DIRECTIVE:
Give back, word for word, only the lines from the opening of the records through the one with "const yTicks = [0, 50, 100, 150, 200, 250];". Pictures stay out.

INPUT FOR THIS TASK:
--------------------

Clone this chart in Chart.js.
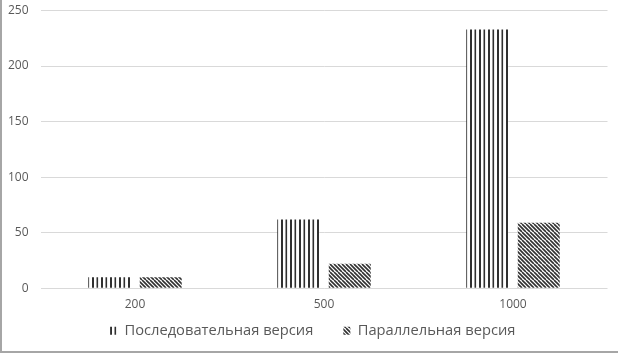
<!DOCTYPE html>
<html><head><meta charset="utf-8">
<script src="https://cdn.jsdelivr.net/npm/chart.js@4/dist/chart.umd.min.js"></script>
<style>
html,body{margin:0;padding:0;background:#fff;}
#wrap{width:618px;height:353px;box-sizing:border-box;border-left:2px solid #a6a6a6;border-bottom:2px solid #a6a6a6;position:relative;}
canvas{display:block;}
</style></head>
<body><div id="wrap"><canvas id="c" width="616" height="351"></canvas></div>
<script>
const categories = ['200', '500', '1000'];
const seriesNames = ['Последовательная версия', 'Параллельная версия'];
const sequentialValues = [10, 62, 233];
const parallelValues = [10, 22, 59];
const yTicks = [0, 50, 100, 150, 200, 250];

function verticalPattern() {
  const c = document.createElement('canvas'); c.width = 9; c.height = 4;
  const x = c.getContext('2d');
  x.fillStyle = '#fff'; x.fillRect(0,0,9,4);
  x.fillStyle = '#303030'; x.fillRect(0,0,2,4); x.fillRect(4.5,0,1.6,4);
  return x.createPattern(c, 'repeat');
}
function diagPattern() {
  const c = document.createElement('canvas'); c.width = 8; c.height = 8;
  const x = c.getContext('2d');
  x.fillStyle = '#fff'; x.fillRect(0,0,8,8);
  x.strokeStyle = '#303030'; x.lineWidth = 1.6;
  for (let k = -8; k <= 8; k += 4) { x.beginPath(); x.moveTo(k,0); x.lineTo(k+8,8); x.stroke(); }
  return x.createPattern(c, 'repeat');
}
const p1 = verticalPattern(), p2 = diagPattern();
const FONT = "'Open Sans', 'Liberation Sans', sans-serif";

// Legend items need wide horizontal spacing but a compact height.
const LEGEND_SHRINK = 16;
const LEGEND_SHIFT_X = 8;
const legendFix = {
  id: 'legendFix',
  beforeLayout(chart) {
    const lg = chart.legend;
    if (!lg || lg._fixed) return;
    lg._fixed = true;
    const fit = lg.fit, draw = lg.draw;
    lg.fit = function () { fit.call(this); this.height -= LEGEND_SHRINK; };
    lg.draw = function (a) {
      this.top -= LEGEND_SHRINK; this.left += LEGEND_SHIFT_X; this.right += LEGEND_SHIFT_X;
      draw.call(this, a);
      this.top += LEGEND_SHRINK; this.left -= LEGEND_SHIFT_X; this.right -= LEGEND_SHIFT_X;
    };
  }
};

new Chart(document.getElementById('c'), {
  type: 'bar',
  data: {
    labels: categories,
    datasets: [
      { label: seriesNames[0], data: sequentialValues, backgroundColor: p1, borderWidth: 0 },
      { label: seriesNames[1], data: parallelValues, backgroundColor: p2, borderWidth: 0 }
    ]
  },
  plugins: [legendFix],
  options: {
    responsive: false, animation: false,
    layout: { padding: { top: 10.5, right: 10.5, left: 0, bottom: 3 } },
    datasets: { bar: { categoryPercentage: 0.545, barPercentage: 0.815 } },
    scales: {
      x: {
        grid: { display: false, drawTicks: false },
        border: { display: false },
        ticks: { color: '#595959', font: { family: FONT, size: 12 }, padding: 9 },
        afterFit: s => { s.height = 21; s.paddingLeft = 0; s.paddingRight = 0; }
      },
      y: {
        min: 0, max: 250,
        afterBuildTicks: s => { s.ticks = yTicks.map(v => ({ value: v })); },
        grid: { color: '#d9d9d9', drawTicks: false },
        border: { display: false },
        ticks: { color: '#595959', font: { family: FONT, size: 12 }, padding: 12 },
        afterFit: s => { s.width = 38.5; s.paddingTop = 0; s.paddingBottom = 0; }
      }
    },
    plugins: {
      tooltip: { enabled: false },
      legend: {
        position: 'bottom',
        labels: {
          color: '#595959', font: { family: FONT, size: 14.7 },
          boxWidth: 7, boxHeight: 8, padding: 30,
          generateLabels: chart => chart.data.datasets.map((d, i) => ({
            text: d.label, fillStyle: i === 0 ? p1 : p2, strokeStyle: 'rgba(0,0,0,0)', lineWidth: 0,
            fontColor: '#595959', datasetIndex: i, hidden: false
          }))
        }
      }
    }
  }
});
</script></body></html>
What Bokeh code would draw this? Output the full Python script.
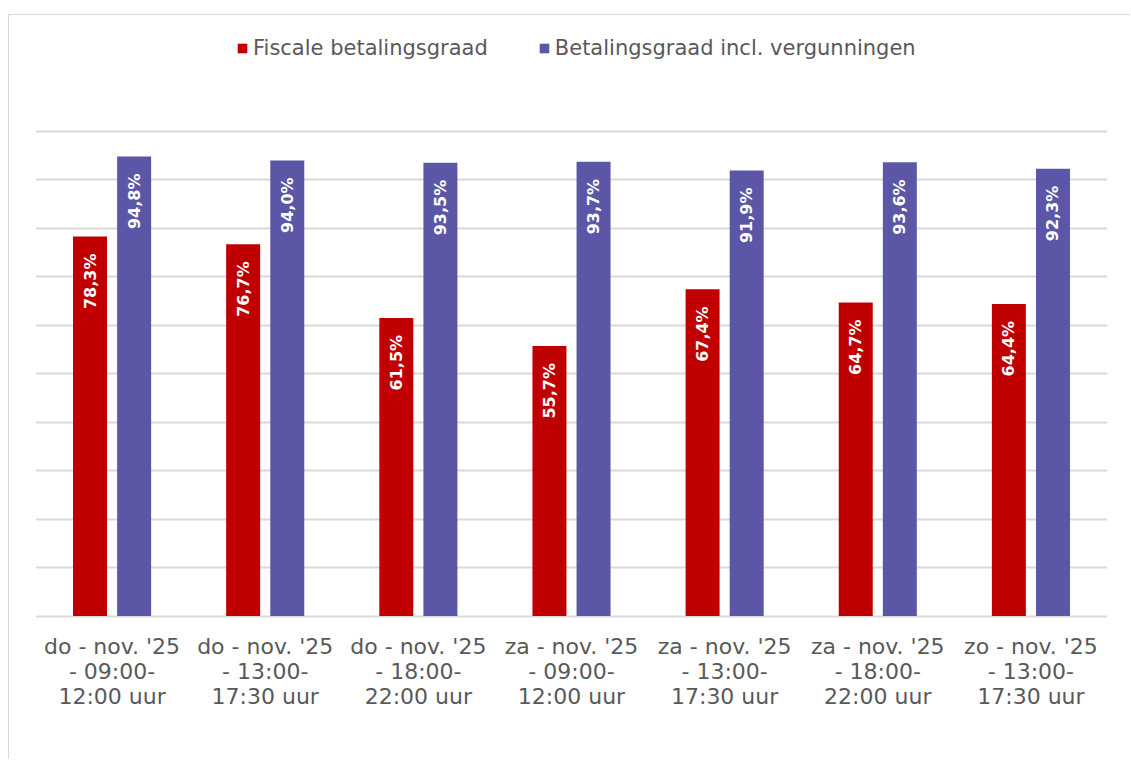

--------------------

SOLUTION:
Clone this chart in Chart.js.
<!DOCTYPE html>
<html><head><meta charset="utf-8">
<script src="https://cdn.jsdelivr.net/npm/chart.js@4/dist/chart.umd.min.js"></script>
<style>
html,body{margin:0;padding:0;background:#fff;}
#wrap{width:618px;height:353px;box-sizing:border-box;border-left:2px solid #a6a6a6;border-bottom:2px solid #a6a6a6;position:relative;}
canvas{display:block;}
</style></head>
<body><div id="wrap"><canvas id="c" width="616" height="351"></canvas></div>
<script>
const categories = ['200', '500', '1000'];
const seriesNames = ['Последовательная версия', 'Параллельная версия'];
const sequentialValues = [10, 62, 233];
const parallelValues = [10, 22, 59];
const yTicks = [0, 50, 100, 150, 200, 250];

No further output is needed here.